I’ve talked a lot lately about how many recent movies and novels bore me. The reason is that fiction revolves around conflict, people and their problems. Someone wants something and goes through hell to get it. I’m no longer interested in the going through hell part. Maybe I’ve read so much fiction that I’m tired of it, maybe I’m getting older and my tastes are changing, or maybe there is so much intractable conflict in real life that any more in fiction is not entertaining.

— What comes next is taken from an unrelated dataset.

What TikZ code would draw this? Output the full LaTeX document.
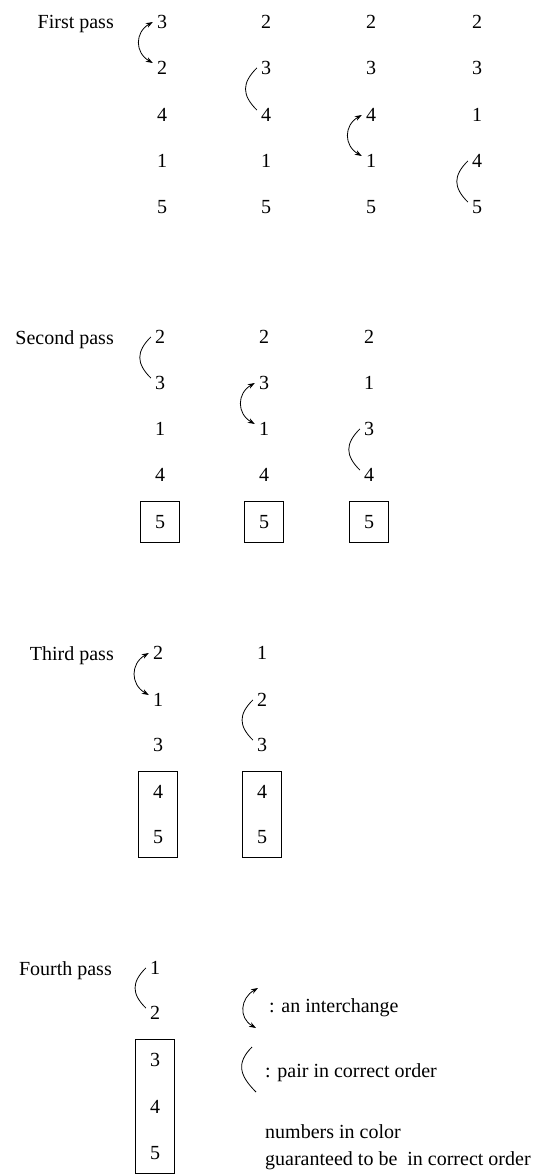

I’ve been experimenting with ways to subvert the conflict/climax/resolution form of the short story, lately. Of course, the real trick is to write something the reader will find interesting. Here are some things I’ve tried:
1. Deus Ex Machina – I wrote a few short stories in which reprehensible people get hit by trains or stomped by giant reptiles. This kind of story is satisfying in a culture where crooked CEOs and racist cops are never brought to justice. The anime “One Punch Man” follows a similar structure.
2. Non-Human Narrator – Since fiction is about people and their problems, a story about a non-human (without personification) could subvert the fiction form. I wrote a story about an interstellar space probe that woke up and tried to make its motivation different than a human’s.

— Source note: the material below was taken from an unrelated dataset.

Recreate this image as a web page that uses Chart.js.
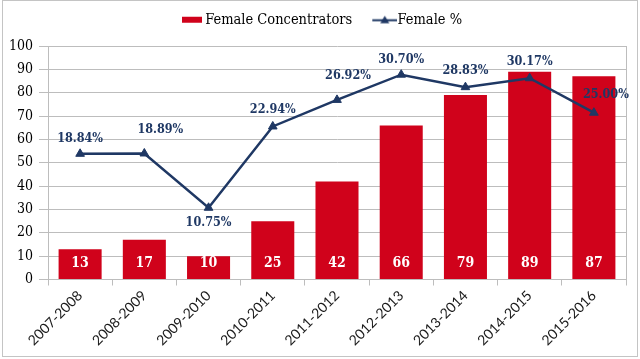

3. Absurdity – If the characters’ wants are petty and ridiculous, fiction can become a game and the reader will not take their suffering seriously. A recent example of mine has two students competing with bombs, booby traps, and bioweapons for their school’s perfect attendance award.
4. Minor Characters – I wrote a story where the point of view shifts from the classic hero to a minor character and becomes an exploration of daily life.
5. Self-Referential Fiction – I wrote a story featuring a superhero who can turn any situation into a Hollywood plot. Metafiction that reference itself (perhaps the movie “Nocturnal Animal”) also falls in the category.
6. Surrealism – David Lynch! David Lynch! David Lynch!
I expect to keep playing with this. If you have any ideas on how to subvert the short story firm, please leave a comment.
You might try the short-form memoir. Gary Clifton’s “Lost Souls” deals with “minor characters” although from an observer’s perspective. My own “First Contact in a Coffee Cup” and “Last and First Names” have words as the “main characters.” All are true stories, and each of them starts with the mundane but opens the door to something much larger.